>> start Recorded data

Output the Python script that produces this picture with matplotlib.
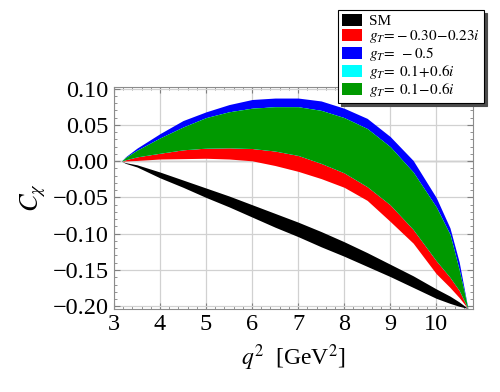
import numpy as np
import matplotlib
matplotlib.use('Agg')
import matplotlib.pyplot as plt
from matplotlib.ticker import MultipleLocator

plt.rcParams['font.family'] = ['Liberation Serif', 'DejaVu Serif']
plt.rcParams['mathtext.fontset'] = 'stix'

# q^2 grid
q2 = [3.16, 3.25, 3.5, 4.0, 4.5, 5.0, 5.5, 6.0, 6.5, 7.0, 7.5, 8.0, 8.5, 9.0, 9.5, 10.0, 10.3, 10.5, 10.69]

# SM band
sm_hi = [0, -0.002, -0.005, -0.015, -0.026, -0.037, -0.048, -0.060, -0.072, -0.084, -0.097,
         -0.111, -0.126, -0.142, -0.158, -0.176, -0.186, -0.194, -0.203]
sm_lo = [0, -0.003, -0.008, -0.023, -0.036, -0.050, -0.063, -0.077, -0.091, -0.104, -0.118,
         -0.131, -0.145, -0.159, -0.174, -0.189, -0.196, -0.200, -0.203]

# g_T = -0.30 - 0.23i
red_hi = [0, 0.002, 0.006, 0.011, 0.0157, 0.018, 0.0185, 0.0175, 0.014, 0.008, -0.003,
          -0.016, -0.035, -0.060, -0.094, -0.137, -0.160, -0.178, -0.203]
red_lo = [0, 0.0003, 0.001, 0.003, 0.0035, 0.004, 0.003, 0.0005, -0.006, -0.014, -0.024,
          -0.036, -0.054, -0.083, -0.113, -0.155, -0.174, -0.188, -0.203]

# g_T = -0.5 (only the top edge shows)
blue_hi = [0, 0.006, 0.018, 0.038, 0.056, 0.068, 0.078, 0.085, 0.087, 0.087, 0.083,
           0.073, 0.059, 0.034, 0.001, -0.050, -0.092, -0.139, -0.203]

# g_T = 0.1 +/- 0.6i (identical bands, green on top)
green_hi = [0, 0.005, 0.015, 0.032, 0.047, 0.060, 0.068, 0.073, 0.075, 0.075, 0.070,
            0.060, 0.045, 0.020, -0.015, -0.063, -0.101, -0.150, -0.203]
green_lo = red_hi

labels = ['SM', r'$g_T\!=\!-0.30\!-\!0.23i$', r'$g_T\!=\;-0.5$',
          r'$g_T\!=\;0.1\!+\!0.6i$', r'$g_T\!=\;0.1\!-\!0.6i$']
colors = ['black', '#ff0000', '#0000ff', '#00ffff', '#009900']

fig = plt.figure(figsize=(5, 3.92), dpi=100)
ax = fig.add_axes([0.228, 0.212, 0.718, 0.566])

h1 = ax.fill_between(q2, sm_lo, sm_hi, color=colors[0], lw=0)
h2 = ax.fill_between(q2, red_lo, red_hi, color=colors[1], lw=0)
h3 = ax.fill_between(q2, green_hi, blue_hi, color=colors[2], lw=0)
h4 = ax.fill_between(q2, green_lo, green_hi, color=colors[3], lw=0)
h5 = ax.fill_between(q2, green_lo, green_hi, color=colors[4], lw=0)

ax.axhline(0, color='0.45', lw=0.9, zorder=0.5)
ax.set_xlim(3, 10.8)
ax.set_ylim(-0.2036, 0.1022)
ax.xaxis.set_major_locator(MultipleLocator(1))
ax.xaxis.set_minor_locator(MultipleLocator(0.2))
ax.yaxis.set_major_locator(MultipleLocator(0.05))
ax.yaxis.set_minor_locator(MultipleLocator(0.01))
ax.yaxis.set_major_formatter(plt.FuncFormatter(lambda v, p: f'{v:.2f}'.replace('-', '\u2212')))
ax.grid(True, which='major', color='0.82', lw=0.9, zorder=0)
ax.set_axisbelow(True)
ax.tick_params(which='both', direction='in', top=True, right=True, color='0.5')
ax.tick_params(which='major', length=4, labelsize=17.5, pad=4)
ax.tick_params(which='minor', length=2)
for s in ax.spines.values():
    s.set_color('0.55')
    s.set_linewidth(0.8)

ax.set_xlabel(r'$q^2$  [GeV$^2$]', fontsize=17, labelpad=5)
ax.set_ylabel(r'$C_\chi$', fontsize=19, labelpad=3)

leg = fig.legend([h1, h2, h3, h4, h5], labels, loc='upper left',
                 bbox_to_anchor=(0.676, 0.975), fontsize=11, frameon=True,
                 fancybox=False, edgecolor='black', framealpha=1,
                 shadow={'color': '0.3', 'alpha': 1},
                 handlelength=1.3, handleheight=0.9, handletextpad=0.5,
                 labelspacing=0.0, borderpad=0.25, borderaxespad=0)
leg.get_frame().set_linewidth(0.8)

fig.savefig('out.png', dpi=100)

>> end Recorded data

> **Exercise**
Quote every line word for word and keep the images out of the copy.

> **Worked solution**
Output the Python script that produces this picture with matplotlib.
import numpy as np
import matplotlib
matplotlib.use('Agg')
import matplotlib.pyplot as plt
from matplotlib.ticker import MultipleLocator

plt.rcParams['font.family'] = ['Liberation Serif', 'DejaVu Serif']
plt.rcParams['mathtext.fontset'] = 'stix'

# q^2 grid
q2 = [3.16, 3.25, 3.5, 4.0, 4.5, 5.0, 5.5, 6.0, 6.5, 7.0, 7.5, 8.0, 8.5, 9.0, 9.5, 10.0, 10.3, 10.5, 10.69]

# SM band
sm_hi = [0, -0.002, -0.005, -0.015, -0.026, -0.037, -0.048, -0.060, -0.072, -0.084, -0.097,
         -0.111, -0.126, -0.142, -0.158, -0.176, -0.186, -0.194, -0.203]
sm_lo = [0, -0.003, -0.008, -0.023, -0.036, -0.050, -0.063, -0.077, -0.091, -0.104, -0.118,
         -0.131, -0.145, -0.159, -0.174, -0.189, -0.196, -0.200, -0.203]

# g_T = -0.30 - 0.23i
red_hi = [0, 0.002, 0.006, 0.011, 0.0157, 0.018, 0.0185, 0.0175, 0.014, 0.008, -0.003,
          -0.016, -0.035, -0.060, -0.094, -0.137, -0.160, -0.178, -0.203]
red_lo = [0, 0.0003, 0.001, 0.003, 0.0035, 0.004, 0.003, 0.0005, -0.006, -0.014, -0.024,
          -0.036, -0.054, -0.083, -0.113, -0.155, -0.174, -0.188, -0.203]

# g_T = -0.5 (only the top edge shows)
blue_hi = [0, 0.006, 0.018, 0.038, 0.056, 0.068, 0.078, 0.085, 0.087, 0.087, 0.083,
           0.073, 0.059, 0.034, 0.001, -0.050, -0.092, -0.139, -0.203]

# g_T = 0.1 +/- 0.6i (identical bands, green on top)
green_hi = [0, 0.005, 0.015, 0.032, 0.047, 0.060, 0.068, 0.073, 0.075, 0.075, 0.070,
            0.060, 0.045, 0.020, -0.015, -0.063, -0.101, -0.150, -0.203]
green_lo = red_hi

labels = ['SM', r'$g_T\!=\!-0.30\!-\!0.23i$', r'$g_T\!=\;-0.5$',
          r'$g_T\!=\;0.1\!+\!0.6i$', r'$g_T\!=\;0.1\!-\!0.6i$']
colors = ['black', '#ff0000', '#0000ff', '#00ffff', '#009900']

fig = plt.figure(figsize=(5, 3.92), dpi=100)
ax = fig.add_axes([0.228, 0.212, 0.718, 0.566])

h1 = ax.fill_between(q2, sm_lo, sm_hi, color=colors[0], lw=0)
h2 = ax.fill_between(q2, red_lo, red_hi, color=colors[1], lw=0)
h3 = ax.fill_between(q2, green_hi, blue_hi, color=colors[2], lw=0)
h4 = ax.fill_between(q2, green_lo, green_hi, color=colors[3], lw=0)
h5 = ax.fill_between(q2, green_lo, green_hi, color=colors[4], lw=0)

ax.axhline(0, color='0.45', lw=0.9, zorder=0.5)
ax.set_xlim(3, 10.8)
ax.set_ylim(-0.2036, 0.1022)
ax.xaxis.set_major_locator(MultipleLocator(1))
ax.xaxis.set_minor_locator(MultipleLocator(0.2))
ax.yaxis.set_major_locator(MultipleLocator(0.05))
ax.yaxis.set_minor_locator(MultipleLocator(0.01))
ax.yaxis.set_major_formatter(plt.FuncFormatter(lambda v, p: f'{v:.2f}'.replace('-', '\u2212')))
ax.grid(True, which='major', color='0.82', lw=0.9, zorder=0)
ax.set_axisbelow(True)
ax.tick_params(which='both', direction='in', top=True, right=True, color='0.5')
ax.tick_params(which='major', length=4, labelsize=17.5, pad=4)
ax.tick_params(which='minor', length=2)
for s in ax.spines.values():
    s.set_color('0.55')
    s.set_linewidth(0.8)

ax.set_xlabel(r'$q^2$  [GeV$^2$]', fontsize=17, labelpad=5)
ax.set_ylabel(r'$C_\chi$', fontsize=19, labelpad=3)

leg = fig.legend([h1, h2, h3, h4, h5], labels, loc='upper left',
                 bbox_to_anchor=(0.676, 0.975), fontsize=11, frameon=True,
                 fancybox=False, edgecolor='black', framealpha=1,
                 shadow={'color': '0.3', 'alpha': 1},
                 handlelength=1.3, handleheight=0.9, handletextpad=0.5,
                 labelspacing=0.0, borderpad=0.25, borderaxespad=0)
leg.get_frame().set_linewidth(0.8)

fig.savefig('out.png', dpi=100)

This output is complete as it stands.